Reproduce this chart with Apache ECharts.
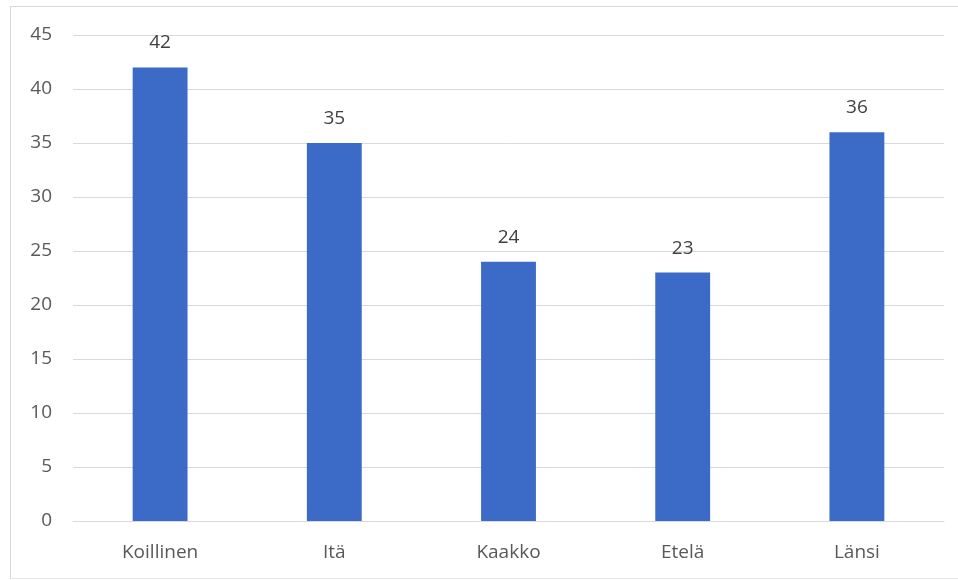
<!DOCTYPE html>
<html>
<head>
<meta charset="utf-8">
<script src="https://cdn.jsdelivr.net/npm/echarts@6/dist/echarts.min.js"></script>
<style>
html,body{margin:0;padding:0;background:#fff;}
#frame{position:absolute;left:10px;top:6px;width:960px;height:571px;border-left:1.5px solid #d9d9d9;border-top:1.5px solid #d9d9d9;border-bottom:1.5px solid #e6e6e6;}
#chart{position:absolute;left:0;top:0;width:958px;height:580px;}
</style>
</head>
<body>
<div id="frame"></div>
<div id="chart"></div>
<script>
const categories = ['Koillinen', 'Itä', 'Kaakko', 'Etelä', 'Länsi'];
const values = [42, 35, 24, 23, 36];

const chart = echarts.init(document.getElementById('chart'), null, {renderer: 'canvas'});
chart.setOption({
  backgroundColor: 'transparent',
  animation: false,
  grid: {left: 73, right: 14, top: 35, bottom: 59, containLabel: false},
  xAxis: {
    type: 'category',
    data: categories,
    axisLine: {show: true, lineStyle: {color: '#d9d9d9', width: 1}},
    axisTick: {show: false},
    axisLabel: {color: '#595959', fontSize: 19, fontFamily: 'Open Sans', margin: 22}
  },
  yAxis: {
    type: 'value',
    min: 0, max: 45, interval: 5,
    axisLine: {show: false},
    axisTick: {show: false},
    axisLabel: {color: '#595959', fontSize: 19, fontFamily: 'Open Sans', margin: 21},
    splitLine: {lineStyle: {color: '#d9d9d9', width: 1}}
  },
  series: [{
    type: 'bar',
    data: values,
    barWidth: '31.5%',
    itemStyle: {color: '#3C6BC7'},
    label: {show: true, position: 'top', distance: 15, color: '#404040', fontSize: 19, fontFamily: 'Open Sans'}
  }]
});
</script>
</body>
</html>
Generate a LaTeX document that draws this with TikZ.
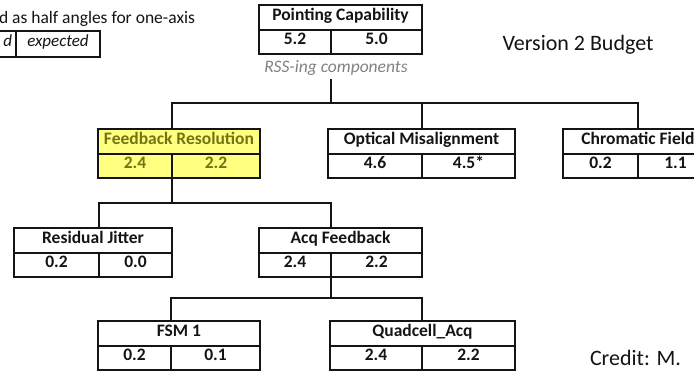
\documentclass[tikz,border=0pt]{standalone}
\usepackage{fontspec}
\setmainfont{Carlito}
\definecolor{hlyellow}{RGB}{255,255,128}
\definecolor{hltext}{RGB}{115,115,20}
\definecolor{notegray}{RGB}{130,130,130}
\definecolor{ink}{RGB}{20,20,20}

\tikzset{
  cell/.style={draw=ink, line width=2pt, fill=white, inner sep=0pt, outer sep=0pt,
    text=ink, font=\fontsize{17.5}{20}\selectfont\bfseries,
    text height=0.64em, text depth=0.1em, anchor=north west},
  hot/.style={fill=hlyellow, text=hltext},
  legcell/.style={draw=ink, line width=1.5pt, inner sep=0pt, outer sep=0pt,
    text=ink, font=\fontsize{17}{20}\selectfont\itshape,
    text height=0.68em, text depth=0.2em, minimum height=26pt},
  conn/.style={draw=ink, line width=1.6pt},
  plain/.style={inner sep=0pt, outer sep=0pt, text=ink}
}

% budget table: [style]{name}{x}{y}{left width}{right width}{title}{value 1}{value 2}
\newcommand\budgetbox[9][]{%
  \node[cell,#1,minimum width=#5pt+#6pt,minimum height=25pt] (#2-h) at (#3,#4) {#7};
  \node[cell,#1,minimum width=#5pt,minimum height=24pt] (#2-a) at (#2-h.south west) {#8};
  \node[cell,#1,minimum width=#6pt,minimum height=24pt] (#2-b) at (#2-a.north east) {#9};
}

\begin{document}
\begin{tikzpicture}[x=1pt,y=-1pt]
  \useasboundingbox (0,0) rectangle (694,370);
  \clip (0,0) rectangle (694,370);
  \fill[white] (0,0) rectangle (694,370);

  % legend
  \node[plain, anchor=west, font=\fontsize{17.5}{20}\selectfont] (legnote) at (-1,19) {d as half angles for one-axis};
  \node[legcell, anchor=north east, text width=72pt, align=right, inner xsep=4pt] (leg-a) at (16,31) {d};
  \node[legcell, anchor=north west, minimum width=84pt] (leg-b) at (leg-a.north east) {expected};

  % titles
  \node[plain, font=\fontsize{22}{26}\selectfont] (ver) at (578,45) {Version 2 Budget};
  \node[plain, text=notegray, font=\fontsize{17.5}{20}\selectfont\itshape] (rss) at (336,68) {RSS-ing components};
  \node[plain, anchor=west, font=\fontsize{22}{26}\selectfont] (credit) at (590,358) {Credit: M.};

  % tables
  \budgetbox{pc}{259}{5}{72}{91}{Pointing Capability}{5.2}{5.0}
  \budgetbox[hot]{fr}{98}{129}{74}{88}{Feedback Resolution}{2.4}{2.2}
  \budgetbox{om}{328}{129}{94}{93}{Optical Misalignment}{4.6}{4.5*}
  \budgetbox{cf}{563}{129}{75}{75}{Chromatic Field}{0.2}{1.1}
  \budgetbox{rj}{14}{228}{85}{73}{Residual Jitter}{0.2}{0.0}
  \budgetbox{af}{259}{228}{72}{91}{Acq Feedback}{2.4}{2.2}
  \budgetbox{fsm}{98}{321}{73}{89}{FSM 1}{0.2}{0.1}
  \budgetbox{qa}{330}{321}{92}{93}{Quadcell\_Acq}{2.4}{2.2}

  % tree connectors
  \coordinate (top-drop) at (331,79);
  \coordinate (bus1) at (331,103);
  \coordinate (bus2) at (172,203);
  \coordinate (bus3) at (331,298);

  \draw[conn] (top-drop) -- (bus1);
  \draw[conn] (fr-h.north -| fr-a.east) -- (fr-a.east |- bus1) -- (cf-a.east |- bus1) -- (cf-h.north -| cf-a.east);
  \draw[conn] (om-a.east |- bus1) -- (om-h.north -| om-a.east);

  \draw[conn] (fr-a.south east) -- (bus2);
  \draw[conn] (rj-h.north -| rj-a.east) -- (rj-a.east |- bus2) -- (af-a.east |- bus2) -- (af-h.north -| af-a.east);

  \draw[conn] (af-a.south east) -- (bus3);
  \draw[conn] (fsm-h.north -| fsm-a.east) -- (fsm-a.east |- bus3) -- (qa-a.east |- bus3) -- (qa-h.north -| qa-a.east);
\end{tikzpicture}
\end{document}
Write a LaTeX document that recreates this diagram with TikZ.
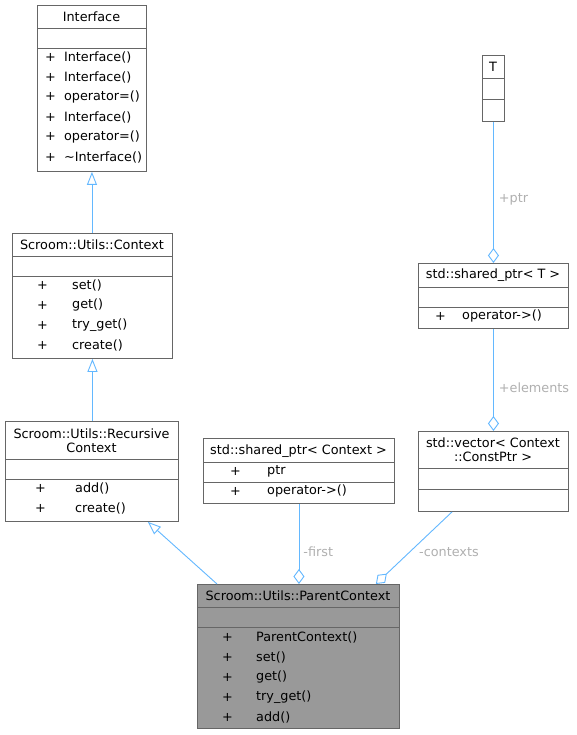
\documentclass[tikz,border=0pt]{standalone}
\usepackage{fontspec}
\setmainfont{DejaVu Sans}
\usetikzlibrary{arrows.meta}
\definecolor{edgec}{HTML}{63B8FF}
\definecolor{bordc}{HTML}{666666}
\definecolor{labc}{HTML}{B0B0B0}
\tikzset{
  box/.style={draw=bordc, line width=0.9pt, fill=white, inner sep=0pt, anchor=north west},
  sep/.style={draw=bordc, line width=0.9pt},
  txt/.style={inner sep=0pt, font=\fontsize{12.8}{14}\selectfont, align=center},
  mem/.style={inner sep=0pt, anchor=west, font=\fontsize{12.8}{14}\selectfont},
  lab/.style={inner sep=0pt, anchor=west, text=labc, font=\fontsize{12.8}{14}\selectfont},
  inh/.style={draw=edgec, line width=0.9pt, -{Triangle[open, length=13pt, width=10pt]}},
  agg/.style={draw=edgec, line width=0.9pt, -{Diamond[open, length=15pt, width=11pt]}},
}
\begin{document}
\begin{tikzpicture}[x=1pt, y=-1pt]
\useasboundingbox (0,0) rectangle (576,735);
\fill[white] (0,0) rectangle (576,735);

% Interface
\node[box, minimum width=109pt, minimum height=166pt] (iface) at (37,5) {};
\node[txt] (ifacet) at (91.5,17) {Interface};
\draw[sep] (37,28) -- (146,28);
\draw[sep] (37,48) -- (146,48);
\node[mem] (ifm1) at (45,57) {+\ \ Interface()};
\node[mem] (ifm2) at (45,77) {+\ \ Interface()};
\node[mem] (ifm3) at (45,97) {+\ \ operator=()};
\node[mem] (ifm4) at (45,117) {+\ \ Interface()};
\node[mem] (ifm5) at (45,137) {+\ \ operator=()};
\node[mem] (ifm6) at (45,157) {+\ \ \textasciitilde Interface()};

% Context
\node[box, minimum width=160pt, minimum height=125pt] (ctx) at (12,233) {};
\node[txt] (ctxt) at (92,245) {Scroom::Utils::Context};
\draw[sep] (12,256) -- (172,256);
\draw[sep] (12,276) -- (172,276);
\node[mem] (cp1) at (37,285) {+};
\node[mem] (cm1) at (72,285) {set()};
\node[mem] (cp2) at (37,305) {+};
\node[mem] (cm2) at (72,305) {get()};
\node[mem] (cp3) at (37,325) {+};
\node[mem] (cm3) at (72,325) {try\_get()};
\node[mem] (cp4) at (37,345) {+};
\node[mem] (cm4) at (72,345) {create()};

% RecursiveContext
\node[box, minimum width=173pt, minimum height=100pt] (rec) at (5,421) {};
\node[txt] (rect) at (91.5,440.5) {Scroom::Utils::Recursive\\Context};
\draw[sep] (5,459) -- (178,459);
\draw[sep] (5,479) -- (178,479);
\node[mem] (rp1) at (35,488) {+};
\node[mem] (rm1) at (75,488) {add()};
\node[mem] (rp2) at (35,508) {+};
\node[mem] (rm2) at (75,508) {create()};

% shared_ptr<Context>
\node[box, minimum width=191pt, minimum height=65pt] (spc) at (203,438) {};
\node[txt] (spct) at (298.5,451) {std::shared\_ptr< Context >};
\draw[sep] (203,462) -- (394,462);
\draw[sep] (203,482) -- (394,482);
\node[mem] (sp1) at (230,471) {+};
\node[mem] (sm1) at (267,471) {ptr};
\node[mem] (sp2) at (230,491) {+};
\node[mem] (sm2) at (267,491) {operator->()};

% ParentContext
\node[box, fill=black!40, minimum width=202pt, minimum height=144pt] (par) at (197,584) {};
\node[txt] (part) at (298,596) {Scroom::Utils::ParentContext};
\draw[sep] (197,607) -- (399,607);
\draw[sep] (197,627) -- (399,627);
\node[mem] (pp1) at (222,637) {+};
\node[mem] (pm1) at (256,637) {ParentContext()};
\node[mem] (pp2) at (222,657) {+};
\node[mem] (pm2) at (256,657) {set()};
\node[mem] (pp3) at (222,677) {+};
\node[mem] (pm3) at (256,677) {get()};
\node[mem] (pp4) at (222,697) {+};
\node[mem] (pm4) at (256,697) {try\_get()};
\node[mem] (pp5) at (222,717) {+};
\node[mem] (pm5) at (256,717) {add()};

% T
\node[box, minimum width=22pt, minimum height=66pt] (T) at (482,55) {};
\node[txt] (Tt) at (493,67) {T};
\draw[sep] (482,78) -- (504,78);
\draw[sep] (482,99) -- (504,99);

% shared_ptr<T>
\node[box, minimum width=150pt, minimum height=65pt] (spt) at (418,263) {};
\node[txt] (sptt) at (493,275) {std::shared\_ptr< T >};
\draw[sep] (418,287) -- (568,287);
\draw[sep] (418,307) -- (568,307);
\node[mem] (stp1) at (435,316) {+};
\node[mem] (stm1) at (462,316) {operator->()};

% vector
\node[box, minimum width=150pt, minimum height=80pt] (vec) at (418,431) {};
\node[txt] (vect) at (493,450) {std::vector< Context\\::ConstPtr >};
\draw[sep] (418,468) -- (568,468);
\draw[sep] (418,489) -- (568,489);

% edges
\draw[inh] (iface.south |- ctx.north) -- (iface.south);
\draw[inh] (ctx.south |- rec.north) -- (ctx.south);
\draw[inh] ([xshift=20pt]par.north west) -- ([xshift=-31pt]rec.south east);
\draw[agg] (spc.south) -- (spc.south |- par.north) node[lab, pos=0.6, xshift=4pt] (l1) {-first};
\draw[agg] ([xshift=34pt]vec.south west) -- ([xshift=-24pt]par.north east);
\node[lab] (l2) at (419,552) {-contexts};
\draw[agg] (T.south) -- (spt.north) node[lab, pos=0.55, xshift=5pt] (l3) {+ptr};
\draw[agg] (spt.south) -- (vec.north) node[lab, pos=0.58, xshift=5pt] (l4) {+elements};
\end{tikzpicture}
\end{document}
::::::::
- _DIRECTION_
From the data above, copy each line that holds "with".

- _THE COMPLETED TASK_
Reproduce this chart with Apache ECharts.
Generate a LaTeX document that draws this with TikZ.
Write a LaTeX document that recreates this diagram with TikZ.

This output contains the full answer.